Fanatycy sunniccy uważają szyitów za heretyków. Jednak władze irackie sądzą, że partyzanci i zagraniczni dżihadyści z irackiego skrzydła Al-Kaidy chcą doprowadzić do wojny domowej między sunnitami i szyitami w nadziei, że wojska wielonarodowe wycofają się wtedy z Iraku, a siły irackie nie poradzą sobie z rebelią i terrorem.
Duchowy przywódca irackich szyitów, wielki ajatollah Ali Sistani, wielokrotnie wzywał swych współwyznawców, by powstrzymali się od aktów zemsty na sunnitach.
W sobotę i niedzielę znaleziono w kilku miastach Iraku ciała 46 mężczyzn ze śladami kul i tortur, niektóre bez głów. Dwadzieścia pięć ciał odkryto w Bagdadzie, część na wysypisku śmieci.
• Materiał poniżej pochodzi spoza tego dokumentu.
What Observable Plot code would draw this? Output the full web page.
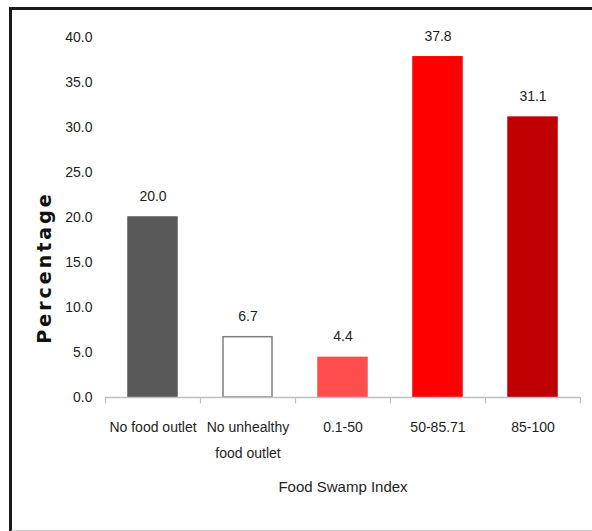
<!DOCTYPE html>
<html>
<head>
<meta charset="utf-8">
<script src="https://cdn.jsdelivr.net/npm/d3@7"></script>
<script src="https://cdn.jsdelivr.net/npm/@observablehq/plot@0.6"></script>
<style>
  html, body { margin: 0; padding: 0; background: #fff; overflow: hidden; }
  #wrap { position: relative; width: 592px; height: 531px; }
  #wrap svg { position: absolute; left: 0; top: 0; }
  #frame { position: absolute; left: 9px; top: 7px; width: 640px; height: 520px;
           border-left: 3px solid #1a1a1a; border-top: 3px solid #1a1a1a;
           border-bottom: 2px solid #d0d0d0; pointer-events: none; }
</style>
</head>
<body>
<div id="wrap"><div id="frame"></div></div>
<script>
const categories = ["No food outlet", "No unhealthy\nfood outlet", "0.1-50", "50-85.71", "85-100"];
const values = [20.0, 6.7, 4.4, 37.8, 31.1];
const fills = ["#595959", "#ffffff", "#ff4d4d", "#ff0000", "#c00000"];
const strokes = ["#595959", "#7f7f7f", "#ff4d4d", "#ff0000", "#c00000"];
const yTicks = [0, 5, 10, 15, 20, 25, 30, 35, 40];

const data = categories.map((c, i) => ({cat: c, value: values[i], fill: fills[i], stroke: strokes[i]}));
const font = "'Liberation Sans', Arial, sans-serif";
const step = 95;

const chart = Plot.plot({
  width: 592,
  height: 531,
  marginLeft: 105,
  marginRight: 12,
  marginTop: 37,
  marginBottom: 134,
  style: {fontFamily: font, fontSize: "14px", color: "#1e1e1e", background: "transparent"},
  x: {domain: categories, paddingInner: 0.48, paddingOuter: 0.24},
  y: {domain: [0, 40]},
  marks: [
    Plot.axisY({ticks: yTicks, tickFormat: d => d.toFixed(1), tickSize: 0, tickPadding: 13, label: null, fill: "#1e1e1e"}),
    Plot.axisX({tickSize: 0, tickPadding: 16, label: null, lineHeight: 1.85, fill: "#1e1e1e"}),
    Plot.barY(data, {x: "cat", y: "value", fill: d => d.fill, stroke: d => d.stroke, strokeWidth: 1.5, inset: 0}),
    Plot.ruleY([0], {stroke: "#bfbfbf", strokeWidth: 1.5}),
    Plot.ruleX(categories, {x: d => d, dx: -step / 2, y1: 0, y2: -0.7, stroke: "#bfbfbf", strokeWidth: 1.2}),
    Plot.ruleX(categories.slice(-1), {x: d => d, dx: step / 2, y1: 0, y2: -0.7, stroke: "#bfbfbf", strokeWidth: 1.2}),
    Plot.text(data, {x: "cat", y: "value", text: d => d.value.toFixed(1), dy: -21, fill: "#1e1e1e", fontSize: 14}),
    Plot.text(["Food Swamp Index"], {frameAnchor: "bottom", dy: 94, fill: "#1e1e1e", fontSize: 15}),
    Plot.text(["Percentage"], {frameAnchor: "left", textAnchor: "middle", rotate: -90, dx: -61, dy: 50, fill: "#111",
      fontSize: 19, fontWeight: "bold", fontFamily: "'DejaVu Sans', Verdana, sans-serif"})
  ]
});
d3.select(chart).selectAll("text").filter(function() { return this.textContent === "Percentage"; })
  .style("letter-spacing", "3px");
document.getElementById("wrap").prepend(chart);
</script>
</body>
</html>
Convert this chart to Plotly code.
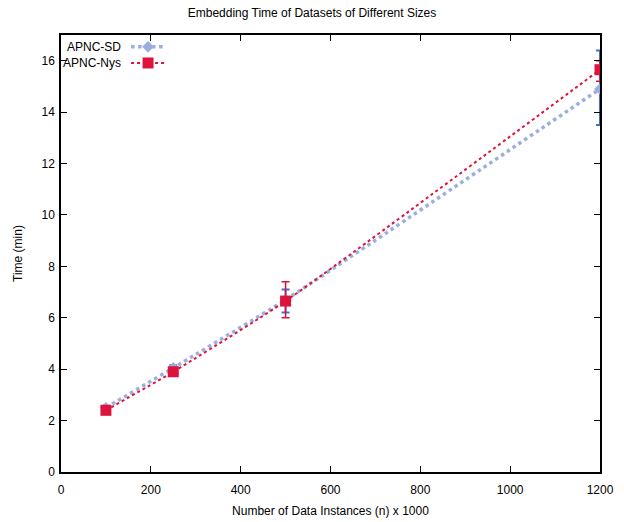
import plotly.graph_objects as go

sizes = [100, 250, 500, 1200]
sd_time = [2.5, 4.05, 6.7, 14.9]
sd_err_plus = [0.08, 0.1, 0.4, 1.5]
sd_err_minus = [0.08, 0.1, 0.5, 1.4]
nys_time = [2.4, 3.9, 6.65, 15.65]
nys_err_plus = [0.1, 0.1, 0.75, 0.35]
nys_err_minus = [0.15, 0.1, 0.65, 0.45]

x_ticks = [0, 200, 400, 600, 800, 1000, 1200]
y_ticks = [0, 2, 4, 6, 8, 10, 12, 14, 16]

SD_COLOR = "#9aaee0"
NYS_COLOR = "#dc143c"
FONT = "Liberation Sans, Arial, sans-serif"

fig = go.Figure()
fig.add_trace(go.Scatter(
    x=sizes, y=sd_time, mode="lines+markers", name="APNC-SD",
    line=dict(color=SD_COLOR, width=3.5, dash="dot", shape="spline", smoothing=0.5),
    marker=dict(symbol="diamond", size=9, color=SD_COLOR),
    error_y=dict(type="data", symmetric=False, array=sd_err_plus,
                 arrayminus=sd_err_minus, color="#4a6cc8", thickness=2, width=4),
    showlegend=False,
))
fig.add_trace(go.Scatter(
    x=sizes, y=nys_time, mode="lines+markers", name="APNC-Nys",
    line=dict(color=NYS_COLOR, width=2, dash="dot", shape="spline", smoothing=0.5),
    marker=dict(symbol="square", size=11, color=NYS_COLOR),
    error_y=dict(type="data", symmetric=False, array=nys_err_plus,
                 arrayminus=nys_err_minus, color=NYS_COLOR, thickness=1.5, width=4),
    showlegend=False,
))

# gnuplot-style legend (text left of sample)
legend_items = [("APNC-SD", SD_COLOR, "dot", 3.5, "diamond", 9),
                ("APNC-Nys", NYS_COLOR, "dot", 2, "square", 11)]
for i, (name, col, dash, w, sym, sz) in enumerate(legend_items):
    yp = 0.973 - i * 0.037
    fig.add_annotation(x=0.115, y=yp, xref="paper", yref="paper", text=name,
                       showarrow=False, xanchor="right", yanchor="middle",
                       font=dict(family=FONT, size=12, color="black"))
    fig.add_shape(type="line", x0=0.13, x1=0.193, y0=yp, y1=yp, xref="paper", yref="paper",
                  line=dict(color=col, width=w, dash=dash))
    fig.add_trace(go.Scatter(x=[0.1615], y=[yp], xaxis="x2", yaxis="y2", mode="markers",
                             marker=dict(symbol=sym, size=sz, color=col),
                             showlegend=False, hoverinfo="skip"))

axis_common = dict(showline=True, linecolor="black", linewidth=1.5, mirror="ticks",
                   ticks="inside", ticklen=6, tickcolor="black", showgrid=False,
                   zeroline=False, automargin=False,
                   tickfont=dict(family=FONT, size=12, color="black"))

fig.update_layout(
    width=624, height=522,
    margin=dict(l=61, r=24, t=35, b=50),
    paper_bgcolor="white", plot_bgcolor="white",
    title=dict(text="Embedding Time of Datasets of Different Sizes", x=0.5, xanchor="center",
               y=0.975, yanchor="middle", font=dict(family=FONT, size=12, color="black")),
    xaxis=dict(range=[0, 1200], tickvals=x_ticks, ticklabelstandoff=6,
               title=dict(text="Number of Data Instances (n) x 1000", standoff=10,
                          font=dict(family=FONT, size=12, color="black")),
               **axis_common),
    yaxis=dict(range=[0, 17], tickvals=y_ticks, ticklabelstandoff=2,
               title=dict(text="Time (min)", standoff=16,
                          font=dict(family=FONT, size=12, color="black")),
               **axis_common),
    xaxis2=dict(range=[0, 1], domain=[0, 1], overlaying="x", visible=False, anchor="y2"),
    yaxis2=dict(range=[0, 1], domain=[0, 1], overlaying="y", visible=False, anchor="x2"),
)

fig.write_html("out.html")
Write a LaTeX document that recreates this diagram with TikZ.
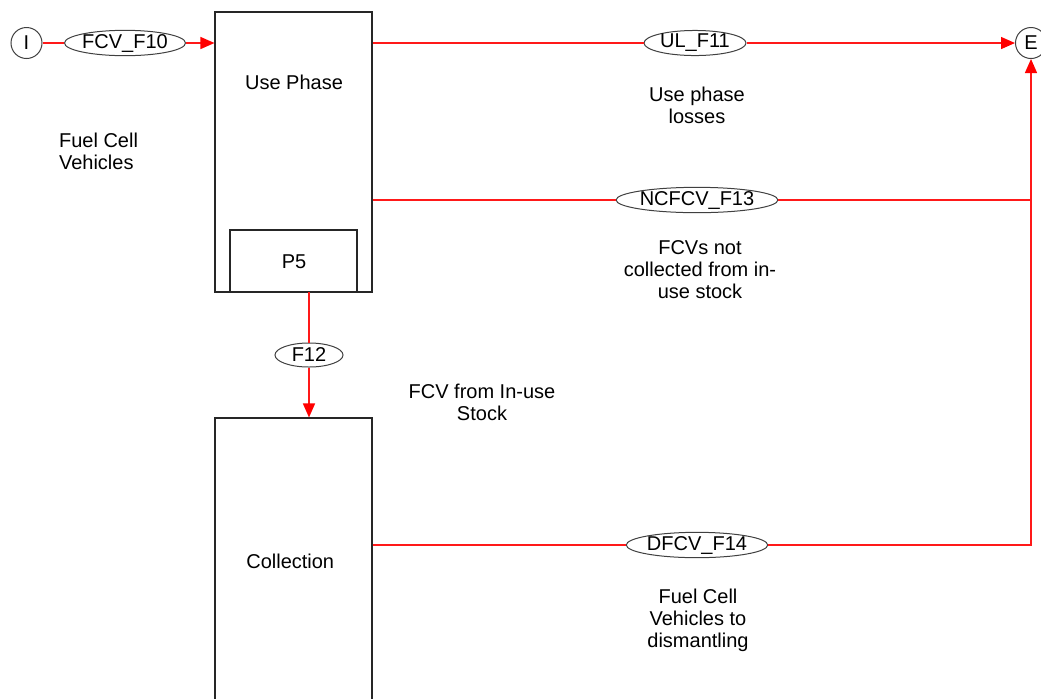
\documentclass[tikz,border=0pt]{standalone}
\usepackage{fontspec}
\setmainfont{Liberation Sans}
\usetikzlibrary{shapes.geometric,arrows.meta}

\begin{document}
\begin{tikzpicture}[x=0.5pt,y=-0.5pt,
  flow/.style={draw=red!90!white,line width=0.7pt},
  flowarrow/.style={flow,-{Triangle[length=7pt,width=6pt,fill=red,color=red]}},
  flowname/.style={ellipse,draw=black!75,fill=white,line width=0.5pt,inner sep=0pt,
    minimum height=12pt,font=\fontsize{10}{11}\selectfont},
  process/.style={draw=black!85,line width=0.55pt,inner sep=0pt},
  term/.style={circle,draw=black!75,line width=0.5pt,minimum size=15.5pt,inner sep=0pt,
    font=\fontsize{10}{11}\selectfont},
  note/.style={align=center,font=\fontsize{10}{11}\selectfont}]
\useasboundingbox (0,0) rectangle (1041,698);

% processes
\node[process,minimum width=78.5pt,minimum height=140pt] (use) at (293.5,152) {};
\node[process,minimum width=63.5pt,minimum height=31pt] (p5) at (293.5,261) {};
\node[process,minimum width=78.5pt,minimum height=150pt] (coll) at (293.5,568) {};
\foreach \n/\x/\y/\l in
  { tuse/294/82/Use Phase,
    tp5/294/262/P5,
    tcoll/293/561/Collection
  }
  \node[note] (\n) at (\x,\y) {\l};

% import / export
\node[term] (I) at (26.5,43) {I};
\node[term] (E) at (1031,43) {E};
\coordinate (c13) at (1031,200);
\coordinate (c14) at (1031,545);
\coordinate (f12top) at (309,292);

% flow names
\node[flowname,minimum width=58pt] (f10) at (125,43) {FCV\_F10};
\node[flowname,minimum width=51pt] (f11) at (695,43) {UL\_F11};
\node[flowname,minimum width=34pt] (f12) at (309,355) {F12};
\node[flowname,minimum width=73pt] (f13) at (697,200) {NCFCV\_F13};
\node[flowname,minimum width=66pt] (f14) at (697,545) {DFCV\_F14};

% flows
\draw[flow] (I) -- (f10);
\draw[flowarrow] (f10) -- (f10 -| use.west);
\draw[flow] (use.east |- f11) -- (f11);
\draw[flowarrow] (f11) -- (E);
\draw[flow] (f12top) -- (f12);
\draw[flowarrow] (f12) -- (f12 |- coll.north);
\draw[flow] (use.east |- f13) -- (f13);
\draw[flow] (f13) -- (c13);
\draw[flow] (coll.east |- f14) -- (f14);
\draw[flow] (f14) -- (c14) -- (c13);
\draw[flowarrow] (c13) -- (E);

% flow notes
\node[note,align=left,anchor=west] (nfcv) at (52,151) {Fuel Cell\\Vehicles};
\node[note] (n11) at (697,105) {Use phase\\losses};
\node[note] (n13) at (700,270) {FCVs not\\collected from in-\\use stock};
\node[note] (n12) at (482,402) {FCV from In-use\\Stock};
\node[note] (n14) at (698,620) {Fuel Cell\\Vehicles to\\dismantling};
\end{tikzpicture}
\end{document}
Wśród zabitych rozpoznano pewną liczbę żołnierzy irackich. Jednak przewodniczący rady sunnickich fundacji charytatywnych Adnan Salam al-Dulejmi oświadczył w poniedziałek, że część ofiar to sunnici i pośrednio oskarżył o ich zabicie rządowe siły bezpieczeństwa.
Dulejmi powiedział, że policja, wojsko i komandosi Ministerstwa Spraw Wewnętrznych aresztowali w ostatnim czasie przeszło 300 duchownych, strażników meczetów i wiernych sunnickich.
Nowy minister obrony Iraku Sadun al-Dulejmi, arabski sunnita, zabronił w poniedziałek wojsku wkraczać na teren meczetów i innych miejsc kultu religijnego.